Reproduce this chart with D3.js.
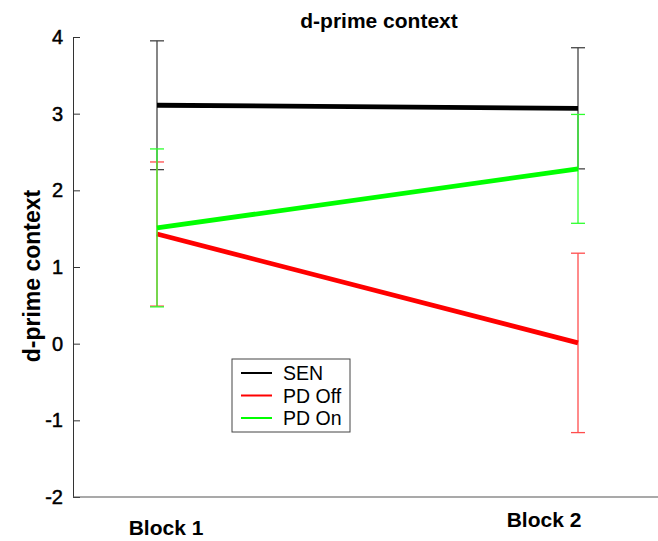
==
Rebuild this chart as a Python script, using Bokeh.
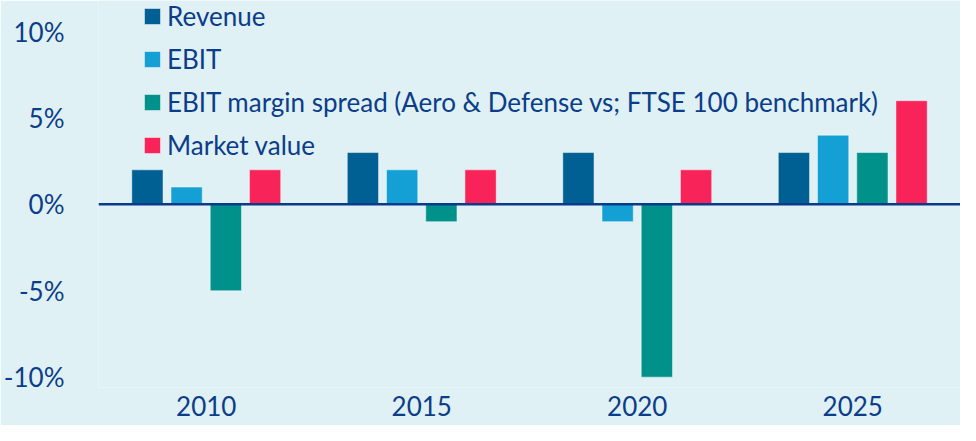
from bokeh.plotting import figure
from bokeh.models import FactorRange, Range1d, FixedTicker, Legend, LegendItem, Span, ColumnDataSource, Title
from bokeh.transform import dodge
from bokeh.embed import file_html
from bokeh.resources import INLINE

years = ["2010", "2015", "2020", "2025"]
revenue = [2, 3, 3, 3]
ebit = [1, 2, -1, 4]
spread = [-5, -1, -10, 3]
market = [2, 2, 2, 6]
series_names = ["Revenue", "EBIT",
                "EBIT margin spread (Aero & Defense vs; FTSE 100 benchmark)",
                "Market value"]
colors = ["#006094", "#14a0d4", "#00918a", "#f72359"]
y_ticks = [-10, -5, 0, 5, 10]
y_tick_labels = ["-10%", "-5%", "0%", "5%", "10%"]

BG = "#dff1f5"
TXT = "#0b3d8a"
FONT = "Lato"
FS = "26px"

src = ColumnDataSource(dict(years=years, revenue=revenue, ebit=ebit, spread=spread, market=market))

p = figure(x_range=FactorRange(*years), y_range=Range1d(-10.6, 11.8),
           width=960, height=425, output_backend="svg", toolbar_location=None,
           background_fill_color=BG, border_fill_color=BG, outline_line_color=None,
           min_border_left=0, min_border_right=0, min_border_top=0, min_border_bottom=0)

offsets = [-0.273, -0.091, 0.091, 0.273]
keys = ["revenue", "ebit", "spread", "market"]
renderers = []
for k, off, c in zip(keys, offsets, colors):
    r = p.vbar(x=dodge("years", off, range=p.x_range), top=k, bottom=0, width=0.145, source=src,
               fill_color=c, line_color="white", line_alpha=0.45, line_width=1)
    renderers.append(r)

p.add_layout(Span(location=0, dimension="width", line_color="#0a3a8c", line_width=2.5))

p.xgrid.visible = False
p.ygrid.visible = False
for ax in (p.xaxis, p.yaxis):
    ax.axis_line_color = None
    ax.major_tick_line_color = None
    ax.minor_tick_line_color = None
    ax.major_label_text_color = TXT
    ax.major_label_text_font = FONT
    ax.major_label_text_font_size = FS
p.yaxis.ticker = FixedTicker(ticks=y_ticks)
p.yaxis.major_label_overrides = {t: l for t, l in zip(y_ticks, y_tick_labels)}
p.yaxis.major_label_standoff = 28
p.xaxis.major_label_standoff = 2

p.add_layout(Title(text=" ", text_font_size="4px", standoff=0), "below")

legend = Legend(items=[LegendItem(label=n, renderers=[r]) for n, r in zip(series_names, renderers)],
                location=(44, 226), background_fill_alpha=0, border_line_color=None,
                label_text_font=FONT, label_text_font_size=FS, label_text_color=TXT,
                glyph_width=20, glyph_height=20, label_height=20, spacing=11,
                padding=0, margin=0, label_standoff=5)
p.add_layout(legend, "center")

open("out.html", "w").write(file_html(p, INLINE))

TASK TO COMPLETE
Across the material above, count every line holding "this" and write down only the number.

WORKED ANSWER
2